On the other hand, if moving is about keeping your own space while having other people around with potentially similar interests, then this could be the right path. At Springhill there’s no bingo night but the residents do organise theatre outings and film nights amongst themselves. With loneliness recognised as a major issue amongst older people, retirement living could be a solution.

And if the idea of living in a property where someone else looks after the fabric of the building (paid for through the service charge) is appealing, then again this could make sense. Retirement living is a global choice, with many people looking at the best places in US to downsize in retirement as well as Europe, Australia, New Zealand and other countries.

Factoring in the costs

As with most blocks of flats in the UK, retirement living apartments attract service charges. These should be set out clearly by the provider and there should be some commitment to not varying the charge massively from one year to the next. McCarthy & Stone manage that by keeping a healthy contingency fund.

At Springhill House the service charge includes ground rent, the concierge’s salary, emergency call monitoring, buildings insurance, maintenance and running costs of communal and external areas, and an estate management fee.

Residents at Springhill are responsible for the maintenance and running costs within their apartments.

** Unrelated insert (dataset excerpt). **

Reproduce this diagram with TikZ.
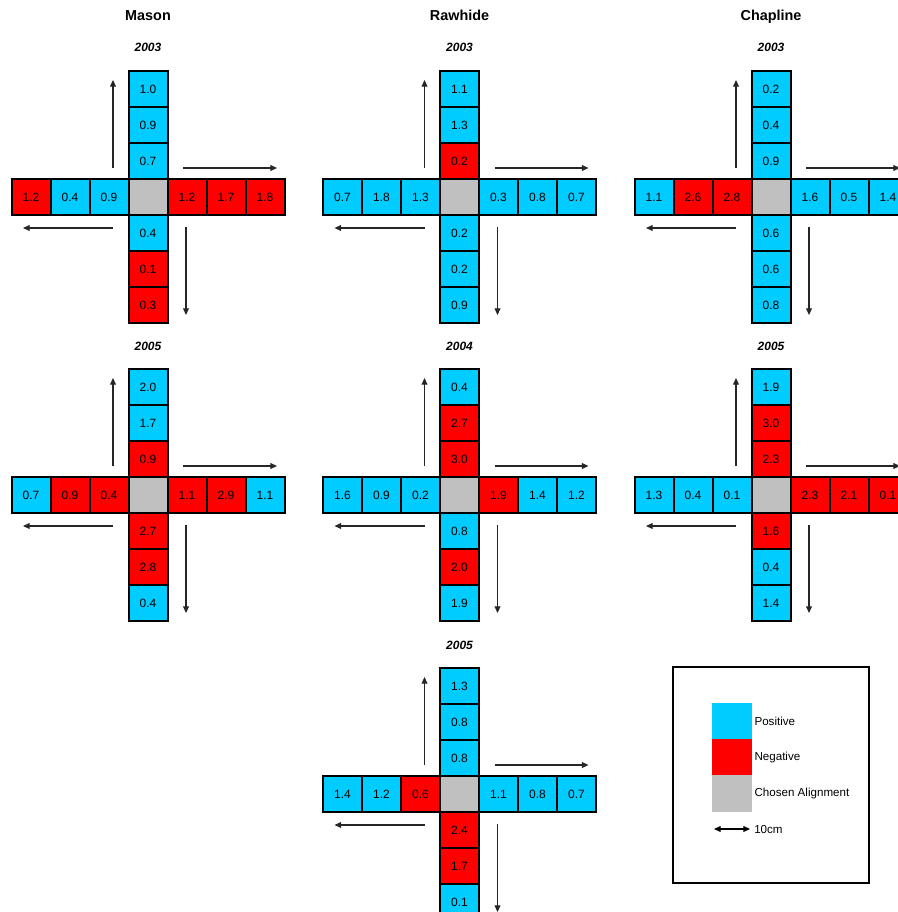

Probably the biggest and most important difference compared with “normal” apartments is that residents pay a further contribution to the Contingency Fund when they sell the apartment. Here it’s 1% of the gross sale price or open market value. Other providers will have their own percentage and it’s important to check all the purchase, running and sale costs before making a decision about moving.

Independent living is exactly that

Retirement living developments such as Springhill most benefit the fit and healthy who are looking for a more manageable home and potentially some company.

They do not offer the facilities of care homes. Here there is a concierge who can provide information and contacts – but who is not a carer in any way. There are also red pull cords in every apartment for emergencies. Otherwise it is much like living in your own home. The neighbours might be closer and more supportive in a development, but it’s still down to the individual to understand their needs and organise their own help appropriately.

Not all developments are the same, and some do give more official help. In McCarthy & Stone terms, there are developments that offer “assisted living”. This gives residents access to inhouse restaurants and more domestic help. If it’s personal care that’s needed, then that is again a private issue. Other providers may offer more – or less.

And just as when people stay in their own houses, there may come a time when the resident and their family have to consider whether a care home or nursing home might not be more appropriate.

Other factors to consider include:

  • How long is the lease?
  • What’s the council tax and who pays?
  • Are there limitations on visitors?
  • What about pets?
  • Is there actually enough space in communal areas for residents to enjoy the facilities? And that includes the outdoor space, parking, laundry and mobility scooter storage.
  • How much responsibility does the provider take for helping you through the purchase (and sales process) and finding you services for everyday living?
  • Is the site itself easy accessible? Close to shops, transport and other local amenities? Quiet enough?

What’s the choice?

There are a growing number of retirement living providers, offering apartments and village complexes with varying facilities – and offered at a wide range of prices. For the most part these are homes to buy, although some providers do offer rental schemes.

It’s a rapidly growing market, with providers scouring the country for what they feel is appropriate land.

You can find out more about the range of retirement schemes and their locations from their trade association ARCO.

This article was published in April 2016.